Data provided -
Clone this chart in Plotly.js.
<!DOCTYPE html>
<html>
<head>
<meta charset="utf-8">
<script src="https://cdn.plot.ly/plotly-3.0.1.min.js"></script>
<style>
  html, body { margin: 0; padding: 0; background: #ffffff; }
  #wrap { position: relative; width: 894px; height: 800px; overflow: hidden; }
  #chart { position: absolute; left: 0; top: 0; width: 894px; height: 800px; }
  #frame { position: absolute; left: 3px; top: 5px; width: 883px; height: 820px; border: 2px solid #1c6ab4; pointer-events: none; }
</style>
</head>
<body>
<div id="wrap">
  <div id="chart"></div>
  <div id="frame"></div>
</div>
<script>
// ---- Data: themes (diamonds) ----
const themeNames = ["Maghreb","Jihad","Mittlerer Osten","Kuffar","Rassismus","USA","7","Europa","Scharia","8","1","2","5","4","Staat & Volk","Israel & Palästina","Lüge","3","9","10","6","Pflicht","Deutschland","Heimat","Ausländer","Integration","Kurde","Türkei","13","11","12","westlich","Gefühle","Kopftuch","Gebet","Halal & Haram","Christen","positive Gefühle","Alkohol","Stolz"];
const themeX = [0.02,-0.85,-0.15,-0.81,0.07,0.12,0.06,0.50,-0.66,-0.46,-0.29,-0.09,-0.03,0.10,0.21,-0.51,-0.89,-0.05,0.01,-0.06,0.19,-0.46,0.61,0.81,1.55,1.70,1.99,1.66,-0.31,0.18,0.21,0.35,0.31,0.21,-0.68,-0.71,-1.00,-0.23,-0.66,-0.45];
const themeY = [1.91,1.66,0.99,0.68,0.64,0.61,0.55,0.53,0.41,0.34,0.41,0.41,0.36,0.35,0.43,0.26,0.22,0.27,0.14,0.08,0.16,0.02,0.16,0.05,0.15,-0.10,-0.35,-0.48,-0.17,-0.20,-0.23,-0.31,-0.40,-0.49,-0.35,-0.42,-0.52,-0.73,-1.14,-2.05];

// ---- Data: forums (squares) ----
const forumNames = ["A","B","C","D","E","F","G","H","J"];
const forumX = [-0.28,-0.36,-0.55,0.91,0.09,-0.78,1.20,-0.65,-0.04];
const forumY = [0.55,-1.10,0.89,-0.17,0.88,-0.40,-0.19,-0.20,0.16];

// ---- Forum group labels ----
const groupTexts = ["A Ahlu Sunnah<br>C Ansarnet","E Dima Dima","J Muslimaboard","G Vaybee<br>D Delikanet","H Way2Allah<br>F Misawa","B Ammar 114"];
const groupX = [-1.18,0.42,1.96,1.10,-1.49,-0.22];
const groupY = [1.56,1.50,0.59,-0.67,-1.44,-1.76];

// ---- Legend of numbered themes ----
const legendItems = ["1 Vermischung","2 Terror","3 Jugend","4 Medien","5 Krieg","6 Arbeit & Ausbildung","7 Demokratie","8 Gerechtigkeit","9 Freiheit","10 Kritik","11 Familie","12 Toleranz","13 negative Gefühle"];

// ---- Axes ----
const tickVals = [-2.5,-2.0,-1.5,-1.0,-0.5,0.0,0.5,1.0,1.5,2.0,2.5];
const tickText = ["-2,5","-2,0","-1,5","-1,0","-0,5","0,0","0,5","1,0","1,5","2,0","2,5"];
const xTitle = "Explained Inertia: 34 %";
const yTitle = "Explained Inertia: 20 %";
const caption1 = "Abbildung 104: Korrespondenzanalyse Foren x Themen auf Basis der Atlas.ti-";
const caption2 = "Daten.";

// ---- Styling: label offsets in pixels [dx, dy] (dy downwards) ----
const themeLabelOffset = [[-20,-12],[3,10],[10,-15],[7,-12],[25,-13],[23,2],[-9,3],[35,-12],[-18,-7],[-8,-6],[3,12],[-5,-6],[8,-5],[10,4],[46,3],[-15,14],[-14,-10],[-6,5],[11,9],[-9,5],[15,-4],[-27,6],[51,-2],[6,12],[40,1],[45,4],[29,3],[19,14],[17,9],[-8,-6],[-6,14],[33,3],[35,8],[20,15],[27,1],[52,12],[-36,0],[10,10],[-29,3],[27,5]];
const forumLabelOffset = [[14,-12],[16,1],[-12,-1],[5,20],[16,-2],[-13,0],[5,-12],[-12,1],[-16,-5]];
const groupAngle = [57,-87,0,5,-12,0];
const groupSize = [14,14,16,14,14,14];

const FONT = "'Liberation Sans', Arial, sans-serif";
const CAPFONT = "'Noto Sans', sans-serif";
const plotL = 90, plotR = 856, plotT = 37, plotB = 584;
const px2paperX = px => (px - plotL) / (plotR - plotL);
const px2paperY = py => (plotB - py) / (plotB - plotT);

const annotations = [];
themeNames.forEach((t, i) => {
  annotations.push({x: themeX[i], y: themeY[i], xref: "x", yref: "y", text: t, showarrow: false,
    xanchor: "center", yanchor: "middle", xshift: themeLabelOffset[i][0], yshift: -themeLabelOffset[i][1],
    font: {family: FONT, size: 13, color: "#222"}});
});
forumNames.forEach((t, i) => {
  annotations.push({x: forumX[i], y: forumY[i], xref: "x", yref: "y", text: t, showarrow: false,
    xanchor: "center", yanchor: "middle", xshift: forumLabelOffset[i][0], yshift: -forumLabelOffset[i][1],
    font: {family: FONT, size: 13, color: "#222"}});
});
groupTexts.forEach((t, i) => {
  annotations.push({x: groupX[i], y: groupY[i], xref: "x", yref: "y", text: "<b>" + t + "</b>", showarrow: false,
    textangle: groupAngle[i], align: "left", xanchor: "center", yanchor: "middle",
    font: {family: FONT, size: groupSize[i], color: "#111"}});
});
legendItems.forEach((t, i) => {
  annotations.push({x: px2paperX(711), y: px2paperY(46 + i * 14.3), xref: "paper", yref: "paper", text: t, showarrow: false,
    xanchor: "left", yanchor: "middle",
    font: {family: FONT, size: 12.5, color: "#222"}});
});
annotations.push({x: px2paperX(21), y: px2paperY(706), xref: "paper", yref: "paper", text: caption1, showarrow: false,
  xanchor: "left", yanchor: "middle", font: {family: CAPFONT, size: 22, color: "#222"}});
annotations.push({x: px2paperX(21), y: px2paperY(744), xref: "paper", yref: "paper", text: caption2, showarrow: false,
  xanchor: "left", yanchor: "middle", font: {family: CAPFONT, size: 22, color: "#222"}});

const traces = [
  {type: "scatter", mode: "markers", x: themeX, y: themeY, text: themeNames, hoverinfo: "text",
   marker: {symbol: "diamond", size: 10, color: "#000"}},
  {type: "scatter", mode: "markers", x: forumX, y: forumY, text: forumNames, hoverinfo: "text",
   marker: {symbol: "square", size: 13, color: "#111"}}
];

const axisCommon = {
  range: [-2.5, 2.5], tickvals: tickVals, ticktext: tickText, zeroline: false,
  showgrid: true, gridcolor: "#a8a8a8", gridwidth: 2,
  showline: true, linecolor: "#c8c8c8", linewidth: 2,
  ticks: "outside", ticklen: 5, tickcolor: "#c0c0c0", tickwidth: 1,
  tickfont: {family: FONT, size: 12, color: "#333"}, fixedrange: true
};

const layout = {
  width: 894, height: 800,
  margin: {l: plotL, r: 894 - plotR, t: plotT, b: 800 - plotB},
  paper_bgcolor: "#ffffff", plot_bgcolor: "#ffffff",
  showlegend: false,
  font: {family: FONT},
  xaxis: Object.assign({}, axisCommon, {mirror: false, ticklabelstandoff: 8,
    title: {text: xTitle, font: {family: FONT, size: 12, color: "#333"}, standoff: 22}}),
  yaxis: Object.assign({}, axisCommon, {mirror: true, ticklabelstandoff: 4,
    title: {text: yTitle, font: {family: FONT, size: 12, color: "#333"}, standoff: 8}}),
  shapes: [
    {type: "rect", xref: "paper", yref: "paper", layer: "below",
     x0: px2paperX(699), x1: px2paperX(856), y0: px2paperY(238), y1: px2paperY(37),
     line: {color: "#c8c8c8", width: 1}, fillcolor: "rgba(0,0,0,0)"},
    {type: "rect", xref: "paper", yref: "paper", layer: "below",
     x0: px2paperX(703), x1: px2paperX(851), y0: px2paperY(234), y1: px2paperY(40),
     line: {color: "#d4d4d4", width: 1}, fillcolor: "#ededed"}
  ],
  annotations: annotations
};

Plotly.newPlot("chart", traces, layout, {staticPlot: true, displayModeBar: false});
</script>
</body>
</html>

What you are asked to do -
Select all lines in the listing that include the word "chart".

Written answer -
Clone this chart in Plotly.js.
  #chart { position: absolute; left: 0; top: 0; width: 894px; height: 800px; }
  <div id="chart"></div>
Plotly.newPlot("chart", traces, layout, {staticPlot: true, displayModeBar: false});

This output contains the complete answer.